begin Data extract

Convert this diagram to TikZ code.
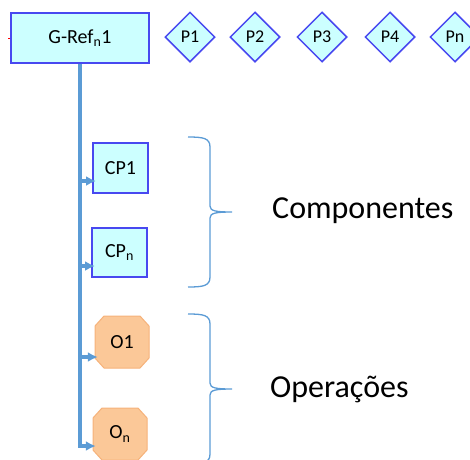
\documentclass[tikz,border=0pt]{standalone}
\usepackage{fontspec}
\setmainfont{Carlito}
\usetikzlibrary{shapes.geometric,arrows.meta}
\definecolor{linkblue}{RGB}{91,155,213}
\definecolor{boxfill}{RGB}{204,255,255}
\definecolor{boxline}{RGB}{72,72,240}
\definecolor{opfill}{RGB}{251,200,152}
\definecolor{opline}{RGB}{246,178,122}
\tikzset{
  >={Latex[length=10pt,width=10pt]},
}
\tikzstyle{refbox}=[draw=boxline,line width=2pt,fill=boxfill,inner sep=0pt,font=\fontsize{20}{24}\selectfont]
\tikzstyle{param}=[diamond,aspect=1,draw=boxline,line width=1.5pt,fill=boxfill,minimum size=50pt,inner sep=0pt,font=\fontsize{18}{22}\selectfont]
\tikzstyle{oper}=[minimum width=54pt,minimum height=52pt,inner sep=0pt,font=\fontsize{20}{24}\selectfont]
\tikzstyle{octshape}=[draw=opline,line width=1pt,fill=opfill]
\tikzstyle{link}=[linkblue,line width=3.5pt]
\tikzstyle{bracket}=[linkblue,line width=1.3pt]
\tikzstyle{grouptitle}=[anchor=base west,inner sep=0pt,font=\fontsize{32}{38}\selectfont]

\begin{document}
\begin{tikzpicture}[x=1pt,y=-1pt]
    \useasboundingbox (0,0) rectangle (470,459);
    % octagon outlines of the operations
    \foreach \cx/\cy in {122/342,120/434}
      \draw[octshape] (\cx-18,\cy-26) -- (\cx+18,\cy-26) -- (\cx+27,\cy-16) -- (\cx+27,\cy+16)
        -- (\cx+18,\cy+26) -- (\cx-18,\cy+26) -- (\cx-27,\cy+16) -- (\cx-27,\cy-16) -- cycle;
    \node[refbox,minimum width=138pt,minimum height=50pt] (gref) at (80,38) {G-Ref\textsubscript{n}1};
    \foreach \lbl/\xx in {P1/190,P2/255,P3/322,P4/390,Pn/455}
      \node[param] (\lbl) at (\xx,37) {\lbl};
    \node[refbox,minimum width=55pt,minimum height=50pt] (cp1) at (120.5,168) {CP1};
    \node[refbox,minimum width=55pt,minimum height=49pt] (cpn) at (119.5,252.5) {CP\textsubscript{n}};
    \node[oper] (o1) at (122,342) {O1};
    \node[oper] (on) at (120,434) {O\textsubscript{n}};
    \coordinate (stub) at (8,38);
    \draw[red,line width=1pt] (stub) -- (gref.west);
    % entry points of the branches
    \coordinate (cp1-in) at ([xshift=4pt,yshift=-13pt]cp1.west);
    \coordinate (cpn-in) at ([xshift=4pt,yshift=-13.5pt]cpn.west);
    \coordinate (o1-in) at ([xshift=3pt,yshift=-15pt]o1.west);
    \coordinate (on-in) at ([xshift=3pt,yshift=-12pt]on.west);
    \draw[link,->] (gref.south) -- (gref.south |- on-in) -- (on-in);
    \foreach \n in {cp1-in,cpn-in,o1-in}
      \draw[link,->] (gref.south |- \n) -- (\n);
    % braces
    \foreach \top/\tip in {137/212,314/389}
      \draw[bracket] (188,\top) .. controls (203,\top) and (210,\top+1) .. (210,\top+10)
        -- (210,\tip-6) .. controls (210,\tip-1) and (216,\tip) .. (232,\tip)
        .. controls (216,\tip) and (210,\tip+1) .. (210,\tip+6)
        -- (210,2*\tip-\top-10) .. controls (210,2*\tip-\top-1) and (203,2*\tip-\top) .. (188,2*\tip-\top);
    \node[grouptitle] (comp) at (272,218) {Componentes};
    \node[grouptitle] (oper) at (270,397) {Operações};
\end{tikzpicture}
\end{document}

end Data extract

■ **Task prompt**
Set the pictures aside and transcribe the data above exactly.

■ **Task solution**
Convert this diagram to TikZ code.
\documentclass[tikz,border=0pt]{standalone}
\usepackage{fontspec}
\setmainfont{Carlito}
\usetikzlibrary{shapes.geometric,arrows.meta}
\definecolor{linkblue}{RGB}{91,155,213}
\definecolor{boxfill}{RGB}{204,255,255}
\definecolor{boxline}{RGB}{72,72,240}
\definecolor{opfill}{RGB}{251,200,152}
\definecolor{opline}{RGB}{246,178,122}
\tikzset{
  >={Latex[length=10pt,width=10pt]},
}
\tikzstyle{refbox}=[draw=boxline,line width=2pt,fill=boxfill,inner sep=0pt,font=\fontsize{20}{24}\selectfont]
\tikzstyle{param}=[diamond,aspect=1,draw=boxline,line width=1.5pt,fill=boxfill,minimum size=50pt,inner sep=0pt,font=\fontsize{18}{22}\selectfont]
\tikzstyle{oper}=[minimum width=54pt,minimum height=52pt,inner sep=0pt,font=\fontsize{20}{24}\selectfont]
\tikzstyle{octshape}=[draw=opline,line width=1pt,fill=opfill]
\tikzstyle{link}=[linkblue,line width=3.5pt]
\tikzstyle{bracket}=[linkblue,line width=1.3pt]
\tikzstyle{grouptitle}=[anchor=base west,inner sep=0pt,font=\fontsize{32}{38}\selectfont]

\begin{document}
\begin{tikzpicture}[x=1pt,y=-1pt]
    \useasboundingbox (0,0) rectangle (470,459);
    % octagon outlines of the operations
    \foreach \cx/\cy in {122/342,120/434}
      \draw[octshape] (\cx-18,\cy-26) -- (\cx+18,\cy-26) -- (\cx+27,\cy-16) -- (\cx+27,\cy+16)
        -- (\cx+18,\cy+26) -- (\cx-18,\cy+26) -- (\cx-27,\cy+16) -- (\cx-27,\cy-16) -- cycle;
    \node[refbox,minimum width=138pt,minimum height=50pt] (gref) at (80,38) {G-Ref\textsubscript{n}1};
    \foreach \lbl/\xx in {P1/190,P2/255,P3/322,P4/390,Pn/455}
      \node[param] (\lbl) at (\xx,37) {\lbl};
    \node[refbox,minimum width=55pt,minimum height=50pt] (cp1) at (120.5,168) {CP1};
    \node[refbox,minimum width=55pt,minimum height=49pt] (cpn) at (119.5,252.5) {CP\textsubscript{n}};
    \node[oper] (o1) at (122,342) {O1};
    \node[oper] (on) at (120,434) {O\textsubscript{n}};
    \coordinate (stub) at (8,38);
    \draw[red,line width=1pt] (stub) -- (gref.west);
    % entry points of the branches
    \coordinate (cp1-in) at ([xshift=4pt,yshift=-13pt]cp1.west);
    \coordinate (cpn-in) at ([xshift=4pt,yshift=-13.5pt]cpn.west);
    \coordinate (o1-in) at ([xshift=3pt,yshift=-15pt]o1.west);
    \coordinate (on-in) at ([xshift=3pt,yshift=-12pt]on.west);
    \draw[link,->] (gref.south) -- (gref.south |- on-in) -- (on-in);
    \foreach \n in {cp1-in,cpn-in,o1-in}
      \draw[link,->] (gref.south |- \n) -- (\n);
    % braces
    \foreach \top/\tip in {137/212,314/389}
      \draw[bracket] (188,\top) .. controls (203,\top) and (210,\top+1) .. (210,\top+10)
        -- (210,\tip-6) .. controls (210,\tip-1) and (216,\tip) .. (232,\tip)
        .. controls (216,\tip) and (210,\tip+1) .. (210,\tip+6)
        -- (210,2*\tip-\top-10) .. controls (210,2*\tip-\top-1) and (203,2*\tip-\top) .. (188,2*\tip-\top);
    \node[grouptitle] (comp) at (272,218) {Componentes};
    \node[grouptitle] (oper) at (270,397) {Operações};
\end{tikzpicture}
\end{document}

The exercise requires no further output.